Friday 20 June 2014

The Call

I was sitting at home, watching television, when I got a text message from my friend Val, who is a relief nurse that travels all over Canada and the world.  "Hey!" she exclaimed.  "Nunavut is desperate for social workers this summer!  They really need help, and you should go up there!  I'm out to dinner with a friend who just moved back from Nunavut, and will send you her contact info if you'd like."  Oh really, I think.  I texted her back, and got the contact information... and completely forgot all about it.

It was a horrific winter in Ontario.  It was long, cold, and snowy.  I'm starting graduate school in the fall, I want to enjoy summer and I don't know how we'll be able to work logistics with my summer and spring travels. 

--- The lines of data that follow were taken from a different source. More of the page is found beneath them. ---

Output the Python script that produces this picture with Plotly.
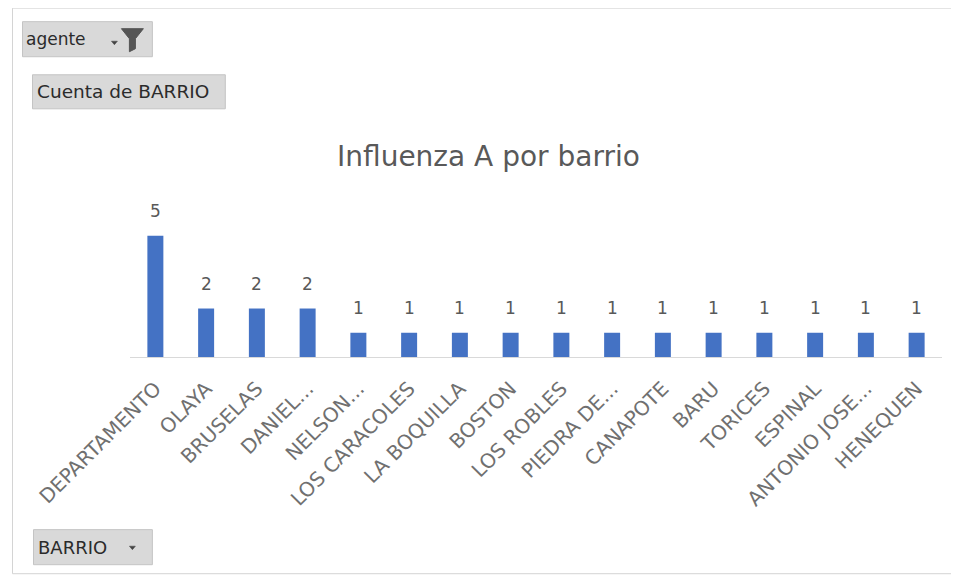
import plotly.graph_objects as go

# ---- data ----
barrios = ["DEPARTAMENTO", "OLAYA", "BRUSELAS", "DANIEL...", "NELSON...", "LOS CARACOLES",
           "LA BOQUILLA", "BOSTON", "LOS ROBLES", "PIEDRA DE...", "CANAPOTE", "BARU",
           "TORICES", "ESPINAL", "ANTONIO JOSE...", "HENEQUEN"]
cuentas = [5, 2, 2, 2, 1, 1, 1, 1, 1, 1, 1, 1, 1, 1, 1, 1]
titulo = "Influenza A por barrio"

OFF = 8  # page body margin
W, H = 959 - OFF, 578 - OFF
ML, MR, MT, MB = 121.6, 16.6, 192, 221.3
PW = W - ML - MR
PH = H - MT - MB
YMAX = PH / 24.2

def px(x):
    return (x - OFF - ML) / PW

def py(y):
    return (H - MB - (y - OFF)) / PH

FONT = "DejaVu Sans"
GRAY = "#595959"

fig = go.Figure()
fig.add_trace(go.Bar(
    x=barrios, y=cuentas,
    marker=dict(color="#4472C4", line=dict(width=0)),
    hoverinfo="x+y",
))

annotations = []
for b, c in zip(barrios, cuentas):
    annotations.append(dict(x=b, y=c, xref="x", yref="y", text=str(c), showarrow=False,
                            yanchor="bottom", yshift=13,
                            font=dict(family=FONT, size=17, color=GRAY)))

annotations.append(dict(x=px(488), y=py(157), xref="paper", yref="paper", text=titulo,
                        showarrow=False, xanchor="center", yanchor="middle",
                        font=dict(family=FONT, size=28, color=GRAY)))

shapes = []
# outer border
shapes.append(dict(type="rect", xref="paper", yref="paper",
                   x0=px(12), x1=px(956), y0=py(573), y1=py(8.5),
                   line=dict(color="#d4d4d4", width=1), fillcolor="rgba(0,0,0,0)", layer="below"))

def button(x0, x1, y0, y1, label, tx, size):
    shapes.append(dict(type="rect", xref="paper", yref="paper",
                       x0=px(x0), x1=px(x1), y0=py(y1), y1=py(y0),
                       line=dict(color="#c4c4c4", width=1), fillcolor="#d9d9d9", layer="below"))
    annotations.append(dict(x=px(tx), y=py((y0 + y1) / 2), xref="paper", yref="paper",
                            text=label, showarrow=False, xanchor="left", yanchor="middle",
                            font=dict(family=FONT, size=size, color="#2b2b2b")))

button(22, 152, 22, 57, "agente", 23, 17)
button(32, 225, 75, 109, "Cuenta de BARRIO", 35, 18.5)
button(33, 152, 529, 564, "BARRIO", 36, 18)

def tri(cx, cy):
    pts = [(cx - 3, cy - 1.5), (cx + 3, cy - 1.5), (cx, cy + 2)]
    path = "M " + " L ".join(f"{px(a)},{py(b)}" for a, b in pts) + " Z"
    shapes.append(dict(type="path", xref="paper", yref="paper", path=path,
                       fillcolor="#444", line=dict(color="#444", width=0.5)))

tri(132, 547)
tri(114, 43)
# funnel icon
fx = [px(v) for v in (121, 143, 135, 135, 129, 129)]
fy = [py(v) for v in (29, 29, 39, 49, 52, 39)]
path = "M " + " L ".join(f"{a},{b}" for a, b in zip(fx, fy)) + " Z"
shapes.append(dict(type="path", xref="paper", yref="paper", path=path,
                   fillcolor="#555", line=dict(color="#555", width=1)))

fig.update_layout(
    width=W, height=H,
    margin=dict(l=ML, r=MR, t=MT, b=MB, autoexpand=False),
    paper_bgcolor="white", plot_bgcolor="white",
    showlegend=False,
    bargap=0.685,
    xaxis=dict(showgrid=False, showline=True, linecolor="#d9d9d9", linewidth=1,
               ticks="", tickangle=-45, fixedrange=True, ticklabelstandoff=11,
               tickfont=dict(family=FONT, size=20, color="#707070")),
    yaxis=dict(range=[0, YMAX], visible=False, fixedrange=True),
    annotations=annotations,
    shapes=shapes,
)

fig.write_html("out.html")
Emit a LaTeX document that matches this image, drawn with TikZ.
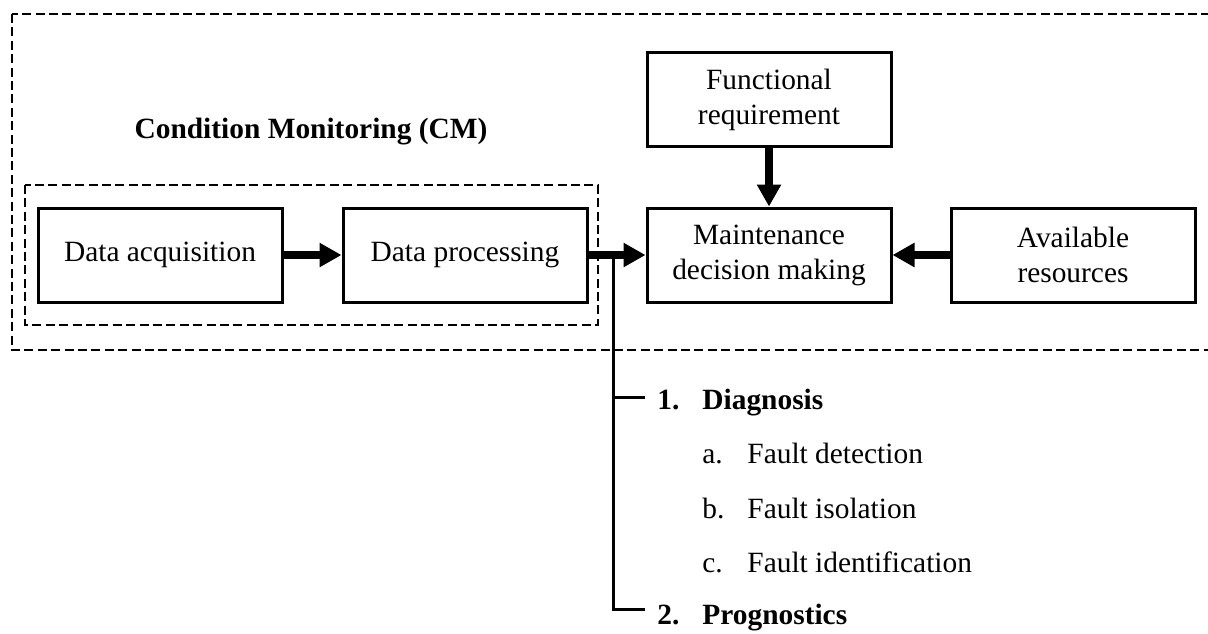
\documentclass[tikz,border=0pt]{standalone}
\usepackage{fontspec}
\setmainfont{Liberation Serif}
\usetikzlibrary{arrows.meta,calc}
\tikzset{
  txt/.style={font=\fontsize{14.7}{17.5}\selectfont},
  btxt/.style={font=\fontsize{14.7}{17.5}\selectfont\bfseries},
  blk/.style={txt, draw, line width=1.5pt, minimum width=122pt, minimum height=47pt,
    align=center, inner sep=0pt},
  flow/.style={line width=4pt, -{Triangle[length=11pt,width=11.5pt]}},
  grp/.style={draw, line width=1.4pt, dash pattern=on 4.5pt off 2.2pt},
  branch/.style={line width=1.5pt},
  item/.style={txt, anchor=base west, inner sep=0pt},
}
\begin{document}
\begin{tikzpicture}[x=0.5pt,y=-0.5pt]
\useasboundingbox (0,0) rectangle (1208,633);
\clip (0,0) rectangle (1208,633);

% group frames
\draw[grp] (12,14) rectangle (1240,350);
\draw[grp] (25,185) rectangle (598,325);
\node[btxt] (cm) at (311,132) {Condition Monitoring (CM)};

% blocks
\node[blk] (acq)   at (160,255) {Data acquisition};
\node[blk] (proc)  at (465,255) {Data processing};
\node[blk] (maint) at (769,255) {Maintenance\\decision making};
\node[blk] (func)  at (769,99.5) {Functional\\requirement};
\node[blk] (res)   at (1073,255) {Available\\resources};

% flows
\draw[flow] (acq) -- (proc);
\draw[flow] (proc) -- (maint);
\draw[flow] (func) -- (maint);
\draw[flow] (res) -- (maint);

% outcome list
\node[item, btxt] (n1) at (657,409) {1.};
\node[item, btxt] (diag) at (702,409) {Diagnosis};
\node[item] (la) at (702,463) {a.};
\node[item] (fa) at (747,463) {Fault detection};
\node[item] (lb) at (702,518) {b.};
\node[item] (fb) at (747,518) {Fault isolation};
\node[item] (lc) at (702,572) {c.};
\node[item] (fc) at (747,572) {Fault identification};
\node[item, btxt] (n2) at (657,624) {2.};
\node[item, btxt] (prog) at (702,624) {Prognostics};

% branch from the processing output
\coordinate (j) at ($(proc.east)!0.43!(maint.west)$);
\draw[branch] (j) |- ($(n1.west)+(-12,-2)$);
\draw[branch] (j) |- ($(n2.west)+(-12,-5)$);
\end{tikzpicture}
\end{document}
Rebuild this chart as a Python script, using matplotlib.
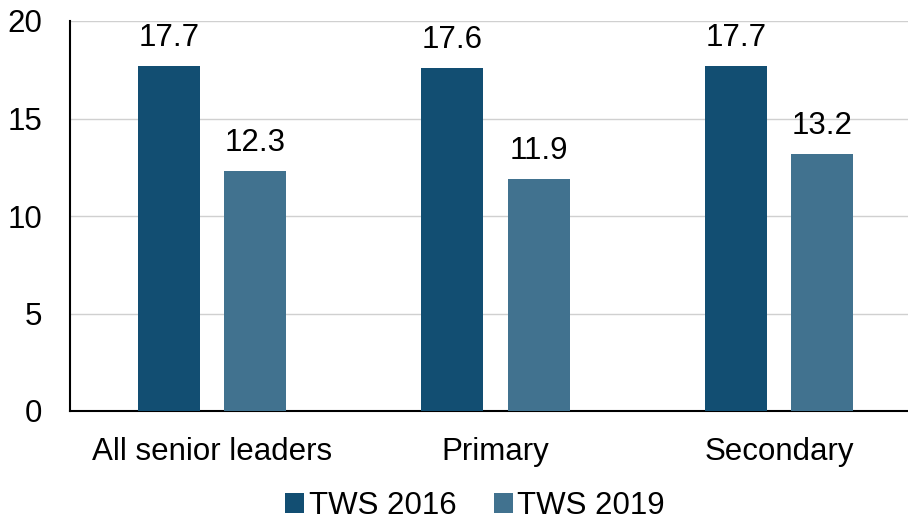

That's the thing.  My travels.  I've always been the adventurous sort.  I will jump on a plane faster than... well... anyone who jumps on anything really, without a second thought and minimal planning.  I traveled throughout Europe in my childhood and teenage years.   I was a foreign exchange student in Germany.  I even did one of my social work practicums in New Zealand.  It's kind of an obsession of mine.  So the possibility of getting paid to go up to Nunavut, and work, and see a part of Canada most people will never get to see sounded pretty enticing.  But I figured that it wouldn't be able to happen around my schedule, what with going to Ecuador in the middle of the summer, leaving me two months to go and do my thing before school starts the first week of September.  Plus, there's my full time job, working in the mental health and justice sector, providing housing support for people with complex mental health issues involved in the justice system.  My work has always been really flexible and supportive of my traveling, my learning goals, and my career goals... but would they approve me to go off for two months and work somewhere else?  So, I did what I normally do when I have a decision to make: I packed my bags, booked a flight, and ended up in Vancouver for a long weekend to give it a good think. 

And I found I couldn't stop thinking about Nunavut.  Upon my return to Toronto, I contacted a social worker named Jessica, who referred me to her former manager, and two weeks later, I was essentially hired, based on my resume alone, to travel to Nunavut to be a child welfare, jack of all trades, service navigating social worker. 

I don't believe I have done anything this crazy since I uprooted myself from Chicago and bought a one way ticket to Toronto twelve years ago.  But here we are.  In one month, I'll have gone from the equator to the north pole, packing for two extremes, for pleasure and business, and I am presently alternating from being more excited than I have ever been for anything to OH MY GOODNESS WHAT AM I DOING?! 

And so it begins.  One last week to tie up things with my current clients, buy 2 months worth of frozen groceries, prep for vacation, and prep for my new (temporary) life.  Here we go.